Archaeology & History
How Was the Nebra Sky Disk Made? A New Study Reveals Fresh Clues
A team has attempted to recreate the ancient relic.
The Nebra Sky Disk, a foot-wide metal artifact depicting the cosmos, has sparked intense debates regarding its age, origin, and meaning ever since authorities got their hands on the illegally exhumed relic 22 years ago. A new study published in Scientific Reports has set out to answer once and for all one specific question: how the disk itself was made.
Academics from Otto-von-Guericke University in Magdeburg, Germany joined forces for this research with the Saxony-Anhalt-State Museum of Prehistory, where the artifact resides, as well as local engineering firm DeltaSigma Analytics and coppersmith Herbert Bauer.
Inlaid gold shapes on the bronze disk are believed to depict a crescent moon, the full moon (or the sun), and significant stars, like the Pleiades. The horizon appears on its right, and another arc along the bottom has been said to represent either a ship or a sickle, indicating that the disk may have referenced agriculture.
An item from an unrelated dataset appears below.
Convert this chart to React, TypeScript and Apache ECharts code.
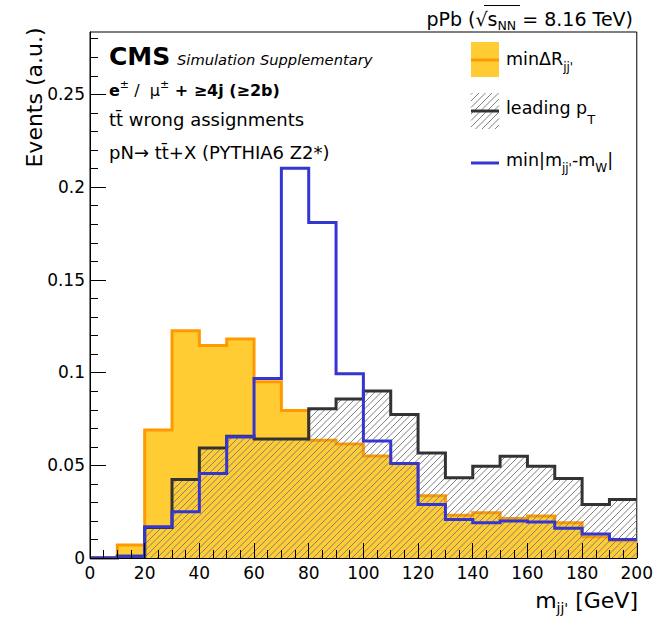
import React, { useEffect, useRef } from 'react';
import * as echarts from 'echarts';

// Histogram bins (GeV)
const binLow = [0, 10, 20, 30, 40, 50, 60, 70, 80, 90, 100, 110, 120, 130, 140, 150, 160, 170, 180, 190];
const binHigh = [10, 20, 30, 40, 50, 60, 70, 80, 90, 100, 110, 120, 130, 140, 150, 160, 170, 180, 190, 200];

// minΔR_jj'
const minDeltaR = [0, 0.007, 0.069, 0.1225, 0.1145, 0.118, 0.095, 0.0795, 0.0635, 0.0615, 0.0550, 0.0510, 0.0335, 0.0230, 0.0244, 0.0213, 0.0226, 0.0190, 0.0115, 0.0093];
// leading pT
const leadingPt = [0, 0.001, 0.0165, 0.0423, 0.0593, 0.0656, 0.0642, 0.0642, 0.0805, 0.0857, 0.0900, 0.0774, 0.0566, 0.0432, 0.0495, 0.0548, 0.0495, 0.0428, 0.0289, 0.0315];
// min|m_jj' - m_W|
const minMjjMw = [0, 0.001, 0.0168, 0.0249, 0.0455, 0.0652, 0.0968, 0.2100, 0.1808, 0.0993, 0.0630, 0.0509, 0.0289, 0.0208, 0.0190, 0.0200, 0.0194, 0.0160, 0.0129, 0.0100];

// y-axis tick positions
const yMajorTicks = [0, 0.05, 0.1, 0.15, 0.2, 0.25];
const yMinorTicks = [0.01, 0.02, 0.03, 0.04, 0.06, 0.07, 0.08, 0.09, 0.11, 0.12, 0.13, 0.14, 0.16, 0.17, 0.18, 0.19, 0.21, 0.22, 0.23, 0.24, 0.26, 0.27, 0.28];

const xMin = 0;
const xMax = 200;
const yMin = 0;
const yMax = 0.2835;

const FONT = 'DejaVu Sans';
const ORANGE_FILL = '#ffcc33';
const ORANGE_LINE = '#ff9900';
const DARK = '#333333';
const BLUE = '#3535d0';
const HATCH = '#808080';

function stepPoints(vals: number[]) {
  const pts = binLow.map((x, i) => [x, vals[i]]);
  pts.push([binHigh[binHigh.length - 1], vals[vals.length - 1]]);
  return pts;
}

function hatchLines(L: number, T: number, R: number, B: number, step: number) {
  const out: any[] = [];
  const cStart = Math.ceil((L + T) / step) * step;
  for (let c = cStart; c <= R + B; c += step) {
    const xs = Math.max(L, c - B);
    const xe = Math.min(R, c - T);
    if (xe > xs) {
      out.push({
        type: 'line',
        shape: { x1: xs, y1: c - xs, x2: xe, y2: c - xe },
        style: { stroke: HATCH, lineWidth: 1 },
        silent: true,
      });
    }
  }
  return out;
}

function yTickSeries(name: string, ticks: number[], len: number) {
  return {
    name, type: 'custom', silent: true, z: 20,
    data: ticks.map((v) => [(xMin + xMax) / 2, v]),
    encode: { x: 0, y: 1 },
    renderItem: (params: any, api: any) => {
      const p = api.coord([xMin, api.value(1)]);
      const y = Math.round(p[1]);
      return {
        type: 'rect',
        shape: { x: p[0], y: y, width: len, height: 1 },
        style: { fill: '#000' },
      };
    },
  };
}

export default function App() {
  const ref = useRef<HTMLDivElement>(null);
  useEffect(() => {
    if (!ref.current) return;
    const chart = echarts.init(ref.current, undefined, { renderer: 'svg' });
    const hatchData = binLow.map((x, i) => [x, binHigh[i], leadingPt[i]]);

    const graphics: any[] = [
      // top-left labels
      { type: 'text', x: 109, y: 56.5, style: { text: 'CMS', font: `bold 25px "${FONT}"`, fill: '#000', align: 'left', verticalAlign: 'middle' } },
      { type: 'text', x: 177, y: 59.6, style: { text: 'Simulation Supplementary', font: `italic 14.7px "${FONT}"`, fill: '#000', align: 'left', verticalAlign: 'middle' } },
      {
        type: 'text', x: 109, y: 90.2,
        style: {
          text: '{b|e}{sup|±}{n| /  μ}{sup|±}{b| + ≥4j (≥2b)}',
          align: 'left', verticalAlign: 'middle', fill: '#000',
          rich: {
            b: { fontFamily: FONT, fontWeight: 'bold', fontSize: 16, lineHeight: 22, verticalAlign: 'middle' },
            n: { fontFamily: FONT, fontSize: 16, lineHeight: 22, verticalAlign: 'middle' },
            sup: { fontFamily: FONT, fontSize: 11, lineHeight: 12, verticalAlign: 'top' },
          },
        },
      },
      { type: 'text', x: 109, y: 119.6, style: { text: 'tt\u0304 wrong assignments', font: `18px "${FONT}"`, fill: '#000', align: 'left', verticalAlign: 'middle' } },
      { type: 'text', x: 109, y: 152.6, style: { text: 'pN\u2192 tt\u0304+X (PYTHIA6 Z2*)', font: `18px "${FONT}"`, fill: '#000', align: 'left', verticalAlign: 'middle' } },
      // top-right energy label
      {
        type: 'text', x: 633, y: 19.3,
        style: {
          text: '{m|pPb (\u221A}{m|s}{s|NN}{m| = 8.16 TeV)}',
          align: 'right', verticalAlign: 'middle', fill: '#000',
          rich: {
            m: { fontFamily: FONT, fontSize: 19, lineHeight: 26, verticalAlign: 'middle' },
            s: { fontFamily: FONT, fontSize: 12.5, lineHeight: 10.4, verticalAlign: 'bottom' },
          },
        },
      },
      { type: 'line', shape: { x1: 484, y1: 5.5, x2: 520, y2: 5.5 }, style: { stroke: '#000', lineWidth: 1 } },
      // legend: minDeltaR
      { type: 'rect', shape: { x: 471, y: 42, width: 28, height: 35 }, style: { fill: ORANGE_FILL } },
      { type: 'line', shape: { x1: 471, y1: 60, x2: 499, y2: 60 }, style: { stroke: ORANGE_LINE, lineWidth: 3 } },
      {
        type: 'text', x: 506, y: 58.75,
        style: {
          text: "{m|min\u0394R}{s|jj'}", align: 'left', verticalAlign: 'middle', fill: '#000',
          rich: {
            m: { fontFamily: FONT, fontSize: 17.5, lineHeight: 28, verticalAlign: 'middle' },
            s: { fontFamily: FONT, fontSize: 12, lineHeight: 10, verticalAlign: 'bottom' },
          },
        },
      },
      // legend: leading pT
      { type: 'group', children: hatchLines(471, 93, 499, 129, 6.5) },
      { type: 'line', shape: { x1: 471, y1: 111, x2: 499, y2: 111 }, style: { stroke: DARK, lineWidth: 3 } },
      {
        type: 'text', x: 506, y: 107.75,
        style: {
          text: '{m|leading p}{s|T}', align: 'left', verticalAlign: 'middle', fill: '#000',
          rich: {
            m: { fontFamily: FONT, fontSize: 17.5, lineHeight: 36, verticalAlign: 'middle' },
            s: { fontFamily: FONT, fontSize: 13, lineHeight: 9.3, verticalAlign: 'bottom' },
          },
        },
      },
      // legend: min|mjj'-mW|
      { type: 'line', shape: { x1: 471, y1: 163, x2: 499, y2: 163 }, style: { stroke: BLUE, lineWidth: 3 } },
      {
        type: 'text', x: 506, y: 159.75,
        style: {
          text: "{m|min|m}{s|jj'}{m|-m}{s|W}{m||}", align: 'left', verticalAlign: 'middle', fill: '#000',
          rich: {
            m: { fontFamily: FONT, fontSize: 17.5, lineHeight: 28, verticalAlign: 'middle' },
            s: { fontFamily: FONT, fontSize: 12, lineHeight: 10, verticalAlign: 'bottom' },
          },
        },
      },
      // axis titles
      {
        type: 'text', x: 34.5, y: 97.5, rotation: Math.PI / 2,
        style: { text: 'Events (a.u.)', font: `22px "${FONT}"`, fill: '#000', align: 'center', verticalAlign: 'middle' },
      },
      {
        type: 'text', x: 638, y: 600.4,
        style: {
          text: "{m|m}{s|jj'}{m| [GeV]}", align: 'right', verticalAlign: 'middle', fill: '#000',
          rich: {
            m: { fontFamily: FONT, fontSize: 22, lineHeight: 30, verticalAlign: 'middle' },
            s: { fontFamily: FONT, fontSize: 14, lineHeight: 11.2, verticalAlign: 'bottom' },
          },
        },
      },
    ];

    const option: any = {
      animation: false,
      backgroundColor: '#ffffff',
      grid: {
        left: 90, right: 17, top: 32, bottom: 59,
        show: true, borderColor: '#000', borderWidth: 1,
      },
      xAxis: {
        type: 'value', min: xMin, max: xMax, interval: 20, z: 10,
        axisLine: { show: true, onZero: false, lineStyle: { color: '#000', width: 1 } },
        axisTick: { show: true, inside: false, length: -15, lineStyle: { color: '#000', width: 1 } },
        minorTick: { show: true, splitNumber: 4, length: -8, lineStyle: { color: '#000', width: 1 } },
        splitLine: { show: false },
        minorSplitLine: { show: false },
        axisLabel: { fontFamily: FONT, fontSize: 17, color: '#000', margin: 6, showMaxLabel: true, showMinLabel: true },
      },
      yAxis: {
        type: 'value', min: yMin, max: yMax, interval: 0.05, z: 10,
        axisLine: { show: true, onZero: false, lineStyle: { color: '#000', width: 1 } },
        axisTick: { show: false },
        minorTick: { show: false },
        splitLine: { show: false },
        minorSplitLine: { show: false },
        axisLabel: {
          fontFamily: FONT, fontSize: 17, color: '#000', margin: 5,
          formatter: (v: number) => (v > 0.26 ? '' : String(parseFloat(v.toFixed(3)))),
        },
      },
      series: [
        {
          name: 'minDeltaR', type: 'line', step: 'end', data: stepPoints(minDeltaR), z: 2,
          symbol: 'none', silent: true,
          lineStyle: { color: ORANGE_LINE, width: 3, join: 'miter' },
          areaStyle: { color: ORANGE_FILL, opacity: 1 },
        },
        {
          name: 'leadingHatch', type: 'custom', data: hatchData, silent: true, z: 3,
          encode: { x: [0, 1], y: 2 },
          clip: true,
          renderItem: (params: any, api: any) => {
            const pBL = api.coord([api.value(0), 0]);
            const pTR = api.coord([api.value(1), api.value(2)]);
            return { type: 'group', children: hatchLines(pBL[0], pTR[1], pTR[0], pBL[1], 6.5) };
          },
        },
        {
          name: 'leadingPt', type: 'line', step: 'end', data: stepPoints(leadingPt), z: 4,
          symbol: 'none', silent: true,
          lineStyle: { color: DARK, width: 3, join: 'miter' },
        },
        {
          name: 'minMjjMw', type: 'line', step: 'end', data: stepPoints(minMjjMw), z: 5,
          symbol: 'none', silent: true,
          lineStyle: { color: BLUE, width: 3, join: 'miter' },
        },
        yTickSeries('yMajorTicks', yMajorTicks, 16),
        yTickSeries('yMinorTicks', yMinorTicks, 8),
      ],
      graphic: graphics,
    };
    chart.setOption(option);

    // y-axis ticks through the chart's own y scale (second route)
    const tickEls: any[] = [];
    const addTicks = (vals: number[], len: number) => {
      vals.forEach((v) => {
        const p = chart.convertToPixel({ seriesIndex: 0 } as any, [xMin, v]) as any;
        if (!p || !isFinite(p[0]) || !isFinite(p[1])) return;
        tickEls.push({
          type: 'rect', z: 100,
          shape: { x: p[0], y: Math.round(p[1]), width: len, height: 1 },
          style: { fill: '#000' },
        });
      });
    };
    addTicks(yMajorTicks, 16);
    addTicks(yMinorTicks, 8);
    if (tickEls.length) chart.setOption({ graphic: [...graphics, ...tickEls] });

    return () => chart.dispose();
  }, []);
  return <div ref={ref} style={{ position: 'absolute', left: 0, top: 0, width: 656, height: 617 }} />;
}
Experts have analyzed the metallic makeup of the disk, determining, for example, that its copper came from the Alps and its gold inlay from Cornwall, England. Fashioning metal into a such a thin disk (it is nearly flat) was no small task for prehistoric people. Little is known about how, exactly, they made it happen.
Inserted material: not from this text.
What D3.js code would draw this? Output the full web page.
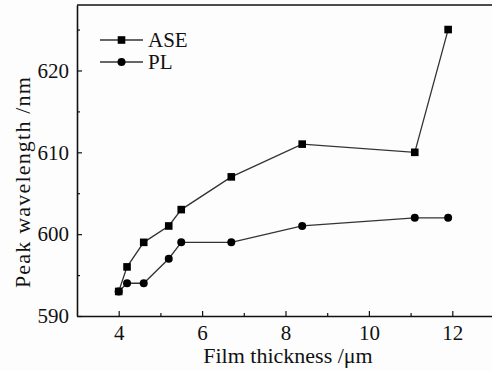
<!DOCTYPE html>
<html lang="en">
  <head>
    <meta charset="UTF-8">
    <script src="https://d3js.org/d3.v7.min.js"></script>
    <title>Peak wavelength vs film thickness</title>
    <style>
      html, body {
        margin: 0;
        padding: 0;
        background: #fdfdfd;
      }
      svg {
        display: block;
        font-family: "Liberation Serif", "Times New Roman", serif;
      }
    </style>
  </head>
  <body>
    <div id="chart"></div>
    <script>
      // thickness (um) and peak wavelength (nm)
      const aseThickness = [4.0, 4.2, 4.6, 5.2, 5.5, 6.7, 8.4, 11.1, 11.9];
      const aseWavelength = [593, 596, 599, 601, 603, 607, 611, 610, 625];
      const plThickness = [4.0, 4.2, 4.6, 5.2, 5.5, 6.7, 8.4, 11.1, 11.9];
      const plWavelength = [593, 594, 594, 597, 599, 599, 601, 602, 602];
      const xTicks = [4, 6, 8, 10, 12];
      const yTicks = [590, 600, 610, 620];
      const seriesNames = ['ASE', 'PL'];

      const width = 492;
      const height = 371;
      const margin = { top: 5, right: -2, bottom: 55, left: 77 };

      const svg = d3.select('#chart')
        .append('svg')
        .attr('width', width)
        .attr('height', height);

      const x = d3.scaleLinear()
        .domain([3, 13])
        .range([margin.left, width - margin.right]);

      const y = d3.scaleLinear()
        .domain([590, 628])
        .range([height - margin.bottom, margin.top]);

      const ink = '#111';

      // top frame line
      svg.append('line')
        .attr('x1', margin.left).attr('x2', width)
        .attr('y1', margin.top).attr('y2', margin.top)
        .attr('stroke', ink).attr('stroke-width', 1.6);

      // x axis, ticks inside
      const xAxis = svg.append('g')
        .attr('transform', `translate(0,${y(590)})`);
      xAxis.call(d3.axisBottom(x).tickValues(xTicks).tickSize(-5).tickSizeOuter(0).tickPadding(9).tickFormat(d3.format('d')));
      xAxis.append('g')
        .call(d3.axisBottom(x).tickValues([5, 7, 9, 11]).tickSize(-3).tickSizeOuter(0).tickFormat(''))
        .select('.domain').remove();

      // y axis, ticks inside
      const yAxis = svg.append('g')
        .attr('transform', `translate(${margin.left},0)`);
      yAxis.call(d3.axisLeft(y).tickValues(yTicks).tickSize(-5).tickSizeOuter(0).tickPadding(8).tickFormat(d3.format('d')));
      yAxis.append('g')
        .call(d3.axisLeft(y).tickValues([595, 605, 615, 625]).tickSize(-3).tickSizeOuter(0).tickFormat(''))
        .select('.domain').remove();

      svg.selectAll('.domain').attr('stroke', ink).attr('stroke-width', 1.6);
      svg.selectAll('.tick line').attr('stroke', ink).attr('stroke-width', 1.2);
      svg.selectAll('.tick text')
        .attr('fill', ink)
        .attr('font-size', 21)
        .attr('font-family', '"Liberation Serif", serif');
      xAxis.selectAll('.tick text').attr('dy', '0.71em');

      // axis titles
      svg.append('text')
        .attr('x', 288)
        .attr('y', 363)
        .attr('text-anchor', 'middle')
        .attr('font-size', 22)
        .attr('fill', ink)
        .text('Film thickness /\u03bcm');

      svg.append('text')
        .attr('transform', `translate(30,182) rotate(-90)`)
        .attr('text-anchor', 'middle')
        .attr('font-size', 22)
        .attr('letter-spacing', 1.2)
        .attr('fill', ink)
        .text('Peak wavelength /nm');

      const line = d3.line()
        .x(d => x(d[0]))
        .y(d => y(d[1]));

      const plData = d3.zip(plThickness, plWavelength);
      const aseData = d3.zip(aseThickness, aseWavelength);

      // PL first, ASE squares drawn over shared first point
      svg.append('path')
        .datum(plData)
        .attr('d', line)
        .attr('fill', 'none')
        .attr('stroke', '#333')
        .attr('stroke-width', 1.3);
      svg.selectAll('.pl-dot')
        .data(plData)
        .enter()
        .append('circle')
        .attr('class', 'pl-dot')
        .attr('cx', d => x(d[0]))
        .attr('cy', d => y(d[1]))
        .attr('r', 4)
        .attr('fill', '#000');

      svg.append('path')
        .datum(aseData)
        .attr('d', line)
        .attr('fill', 'none')
        .attr('stroke', '#333')
        .attr('stroke-width', 1.3);
      svg.selectAll('.ase-dot')
        .data(aseData)
        .enter()
        .append('rect')
        .attr('class', 'ase-dot')
        .attr('x', d => x(d[0]) - 3.8)
        .attr('y', d => y(d[1]) - 3.8)
        .attr('width', 7.6)
        .attr('height', 7.6)
        .attr('fill', '#000');

      // legend
      const legend = svg.append('g');
      seriesNames.forEach((name, i) => {
        const cy = 40 + i * 22;
        legend.append('line')
          .attr('x1', 100).attr('x2', 143)
          .attr('y1', cy).attr('y2', cy)
          .attr('stroke', '#333').attr('stroke-width', 1.3);
        if (i === 0) {
          legend.append('rect')
            .attr('x', 121.5 - 3.8).attr('y', cy - 3.8)
            .attr('width', 7.6).attr('height', 7.6)
            .attr('fill', '#000');
        } else {
          legend.append('circle')
            .attr('cx', 121.5).attr('cy', cy).attr('r', 4)
            .attr('fill', '#000');
        }
        legend.append('text')
          .attr('x', 148)
          .attr('y', cy)
          .attr('dy', '0.35em')
          .attr('font-size', 21)
          .attr('fill', ink)
          .text(name);
      });
    </script>
  </body>
</html>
The team behind the new study began by removing a small piece of the disk’s upper-right-hand portion to analyze its metallic makeup and microstructures. (This fleck had already been removed and reinserted shortly after the disk’s discovery.) Based on both the disk’s shape and its microscopic irregularities, detected with cutting-edge technologies like energy dispersive X-ray spectroscopy and electron backscatter diffraction, the team determined that the disk had probably been forged from a pre-made form, rather than cast from scratch.
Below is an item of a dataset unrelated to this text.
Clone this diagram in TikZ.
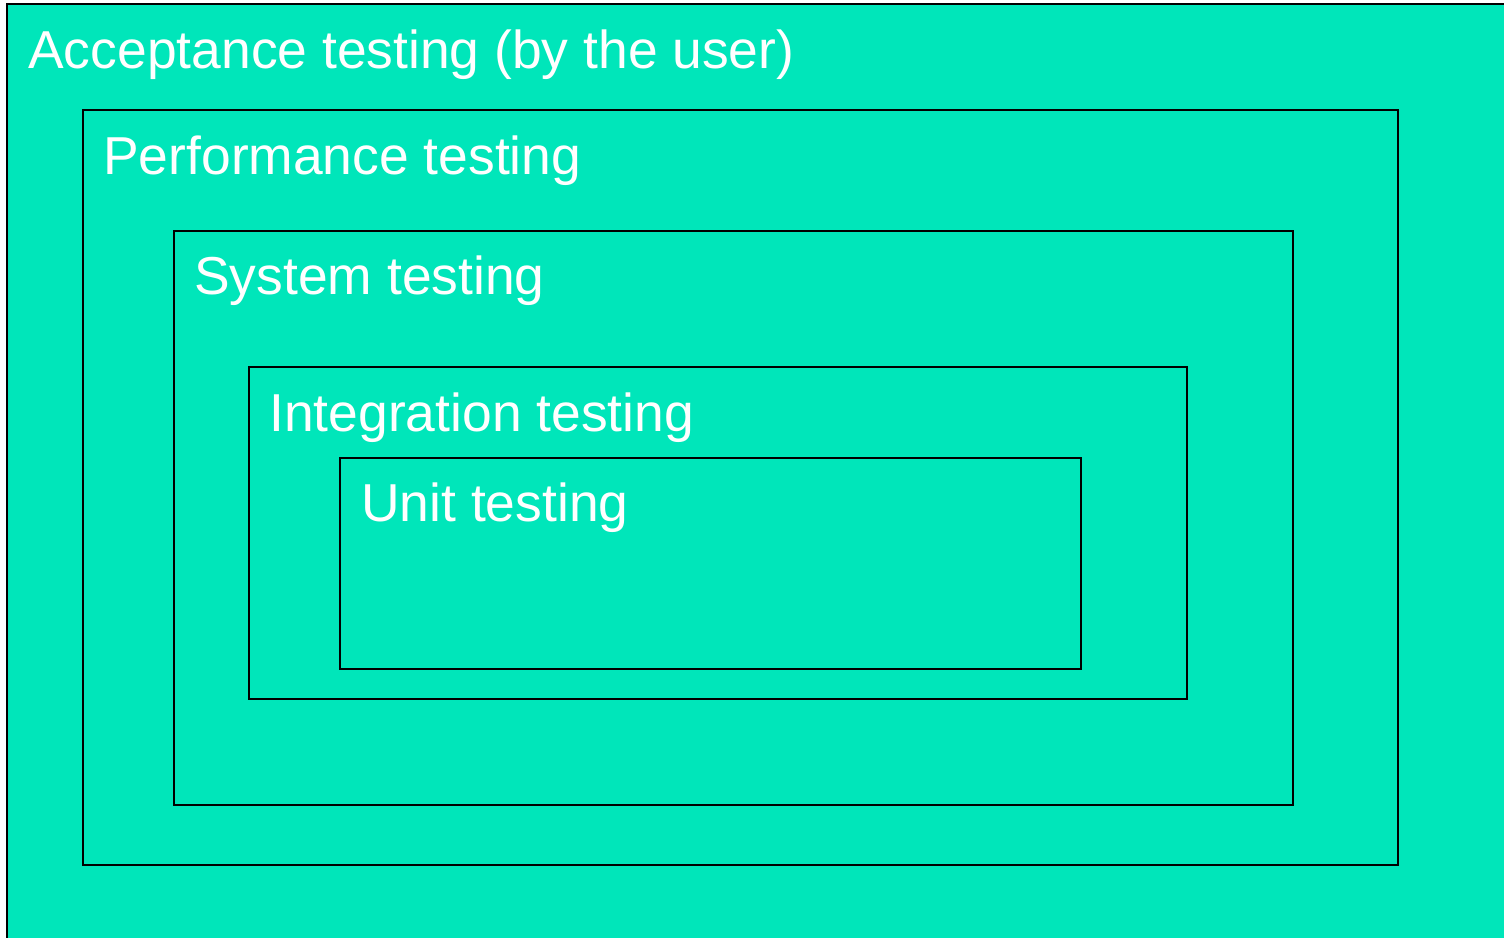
\documentclass[tikz,border=0pt]{standalone}
\usepackage{fontspec}
\setmainfont{Liberation Sans}
\definecolor{testgreen}{RGB}{0,230,186}

\begin{document}
\begin{tikzpicture}[x=0.02cm, y=-0.02cm,
		layer/.style={draw=black, line width=0.04cm, fill=testgreen},
		layertext/.style={text=white, font=\fontsize{30.4}{36}\selectfont, anchor=base west, inner sep=0pt}
	]

	\useasboundingbox (0,0) rectangle (1504,937);
	\clip (0,0) rectangle (1504,937);

	\draw[layer] (7,4) rectangle (1530,960);
	\draw[layer] (83,110) rectangle (1398,865);
	\draw[layer] (174,231) rectangle (1293,805);
	\draw[layer] (249,367) rectangle (1187,699);
	\draw[layer] (340,458) rectangle (1081,669);

	\node[layertext] (acceptance) at (28,68) {Acceptance testing (by the user)};
	\node[layertext] (performance) at (103,174) {Performance testing};
	\node[layertext] (system) at (194,294) {System testing};
	\node[layertext] (integration) at (269,431) {Integration testing};
	\node[layertext] (unit) at (361,521) {Unit testing};
\end{tikzpicture}
\end{document}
The team recruited Bauer to simulate forging the Nebra Sky Disk himself through repeated rounds of annealing—heating a nearly identical mixture of metals up to 1,300 degrees Fahrenheit to work it, then allowing the metal to cool again to preserve its integrity before heating and working it more.
It took Bauer 55 rounds of this process to replicate the disk’s dimensions. The team used the same technologies to document the pre-form’s evolution in three stages—at one cycle, at 10 cycles, and at the end of those 55 cycles. “Surprisingly, the microstructure of the replica stage 2, instead of replica stage 3, is similar to the Nebra Sky Disk regarding all microstructural properties,” they note. “This leads to the assumption that the preform was thinner with a higher diameter than we have chosen.”
The new study’s results emphasize prehistoric people’s metalworking prowess—and prove that even the most well-researched relics still hold treasures.